Weird and wonderful: Edwardian Christmas cards

It’s at this time of year, when the annual festivities are almost upon us, that Library staff are inspired to consult the collections in search of something that captures the spirit of the season. And what could be more festive than an album of antique Christmas cards? Well … you decide.

These postcards are from our fascinating Leech collection, the huge personal archive of one Manchester family, spanning 150 years, from the early 19th to the mid 20th century. The postcard album dates from the early 1900s and the card designs run the gamut of festive experience, from the warm and sentimental to the humorous and downright bizarre.

A happy New Year

The clown/pig postcard clearly captured the imagination of a young boy called Frank, who sent it to his friend, Kenneth, on 19 Dec 1906, with the message, ‘Will you come to our party?’– in a recognisably child-like hand on the reverse.

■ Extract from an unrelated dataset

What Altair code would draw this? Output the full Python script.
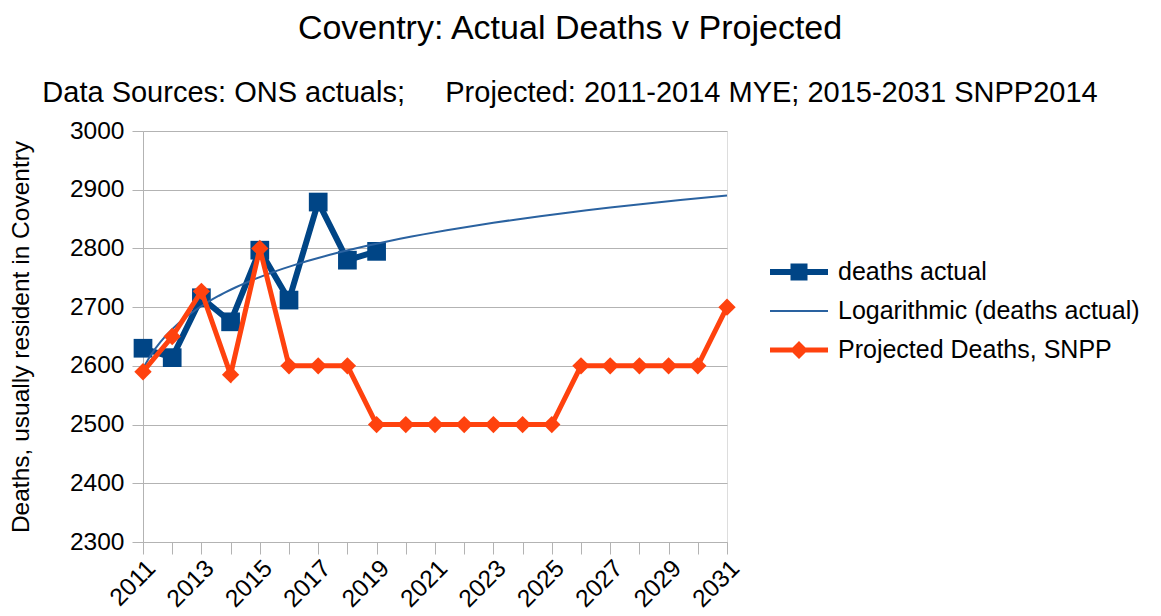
import altair as alt
import pandas as pd

# ---- data ----
years = list(range(2011, 2032))
actual_years = list(range(2011, 2020))
deaths_actual = [2630, 2614, 2716, 2675, 2797, 2712, 2879, 2780, 2795]
projected = [2590, 2650, 2727, 2585, 2800, 2600, 2600, 2600, 2500, 2500, 2500,
             2500, 2500, 2500, 2500, 2600, 2600, 2600, 2600, 2600, 2700]
y_ticks = list(range(2300, 3001, 100))

S_ACT = "deaths actual"
S_LOG = "Logarithmic (deaths actual)"
S_PRJ = "Projected Deaths, SNPP"
series = [S_ACT, S_LOG, S_PRJ]
colors = ["#004586", "#2a62a0", "#ff420e"]
legend_shapes = [
    "M-2.9,-0.3H2.9V0.3H-2.9Z M-0.85,-0.85H0.85V0.85H-0.85Z",
    "M-2.9,-0.1H2.9V0.1H-2.9Z",
    "M-2.9,-0.25H2.9V0.25H-2.9Z M0,-0.9L0.9,0L0,0.9L-0.9,0Z",
]

FONT = "Liberation Sans"
GRID = "#b3b3b3"

df_act = pd.DataFrame({"year": actual_years, "deaths": deaths_actual, "series": S_ACT})
df_prj = pd.DataFrame({"year": years, "deaths": projected, "series": S_PRJ})
df_all = pd.concat([df_act, df_prj], ignore_index=True)
df_fit = pd.DataFrame({"idx": [y - 2010 for y in actual_years], "deaths": deaths_actual})

x_enc = alt.X(
    "year:Q",
    title=None,
    scale=alt.Scale(domain=[2011, 2031], nice=False, zero=False),
    axis=alt.Axis(
        values=years, format="d",
        labelExpr="datum.value % 2 == 1 ? datum.label : ''",
        labelAngle=-45, labelFontSize=24.5, labelFont=FONT, labelColor="#000000",
        labelPadding=2, tickSize=12, tickColor=GRID, domainColor=GRID, grid=False,
        labelOverlap=False, labelFlush=False,
    ),
)
y_enc = alt.Y(
    "deaths:Q",
    title="Deaths, usually resident in Coventry",
    scale=alt.Scale(domain=[2300, 3000], nice=False, zero=False),
    axis=alt.Axis(
        values=y_ticks, format="d", labelFontSize=24.5, labelFont=FONT,
        labelColor="#000000", labelPadding=8, tickSize=11, tickColor=GRID,
        domainColor=GRID, gridColor=GRID, titleFontSize=24.5, titleFont=FONT,
        titleFontWeight="normal", titleColor="#000000", titlePadding=36,
    ),
)

legend_kw = dict(
    title=None, orient="none", legendX=643.5, legendY=128.5, padding=0,
    labelFontSize=25, labelFont=FONT, labelColor="#000000", labelOffset=26.5,
    labelLimit=0, rowPadding=13, symbolSize=400, symbolStrokeWidth=0,
    symbolOpacity=1,
)

color_enc = alt.Color("series:N", scale=alt.Scale(domain=series, range=colors),
                      legend=alt.Legend(**legend_kw))
shape_enc = alt.Shape("series:N", scale=alt.Scale(domain=series, range=legend_shapes),
                      legend=alt.Legend(**legend_kw))

legend_layer = alt.Chart(df_all).mark_point(
    filled=True, size=1, opacity=1, strokeWidth=0
).encode(x=x_enc, y=y_enc, color=color_enc, shape=shape_enc)

act_line = alt.Chart(df_act).mark_line(color=colors[0], strokeWidth=6).encode(x=x_enc, y=y_enc)
act_pts = alt.Chart(df_act).mark_point(
    shape="square", filled=True, size=350, opacity=1, color=colors[0]
).encode(x=x_enc, y=y_enc)

trend = alt.Chart(df_fit).transform_regression(
    "idx", "deaths", method="log", extent=[1, 21]
).transform_calculate(year="datum.idx + 2010").mark_line(
    color=colors[1], strokeWidth=2
).encode(x=x_enc, y=y_enc)

prj_line = alt.Chart(df_prj).mark_line(color=colors[2], strokeWidth=5).encode(x=x_enc, y=y_enc)
prj_pts = alt.Chart(df_prj).mark_point(
    shape="diamond", filled=True, size=300, opacity=1, color=colors[2]
).encode(x=x_enc, y=y_enc)

chart = alt.layer(
    legend_layer, act_line, act_pts, trend, prj_line, prj_pts
).properties(
    width=584, height=411,
    padding={"left": 0, "top": 3, "right": 0, "bottom": 0},
    title=alt.TitleParams(
        text="Coventry: Actual Deaths v Projected",
        subtitle="Data Sources: ONS actuals;\u00a0\u00a0\u00a0\u00a0 Projected: 2011-2014 MYE; 2015-2031 SNPP2014",
        font=FONT, fontSize=34, fontWeight="normal", color="#000000",
        subtitleFont=FONT, subtitleFontSize=29, subtitleColor="#000000",
        subtitlePadding=33, offset=10.5, anchor="middle", frame="group", dx=135,
    ),
).configure_view(stroke=GRID, strokeWidth=1).configure(font=FONT)

chart.save("out.html", embed_options={"renderer": "svg", "actions": False})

‘Will you come to our party?’

This ‘Splashing’ card was another Kenneth received, ‘With Loving Christmas Wishes’ and (on the reverse) ‘love from Victor’. Cats playing in the sea. It’s an odd image for yuletide but perhaps alluded to the tradition of the Christmas-day dip.

SPLASHING

Several of the cards depict festive scenes of yesteryear, like this one showing how Christmas probably was (not) in Tudor England –

Christmas in London 1505

– And this one, illustrating London in 1705 –

Christmas in London 1705

Others in the album are more conventional –

Christmas Greetings

But a particular highlight is this child’s handmade card, in pencil and watercolour. There is no name or date, so we can only guess that it was made by one of the Leech children (whose drawings and handmade books can be found elsewhere in the archive). It is filed alongside postcards of a 1908-1911 date.

Hand-painted card, n.d.

The Christmas postcards, in all their variety and eccentricity, are an example of what makes historical archives so compelling. Preserving brief moments in time, they provide candid insights into a past that is both instantly relatable and strangely unfamiliar. They are sometimes amusing, sometimes thought-provoking, and sometimes give us a better understanding of other times, people and places. It is why a collection like the Leech archive, which includes many hundreds of items of the most ordinary kind, is so valuable to us now.

(Although, if you’re a natural hoarder, it might be best that you don’t think too deeply about that when you’re clearing away your Christmas cards!)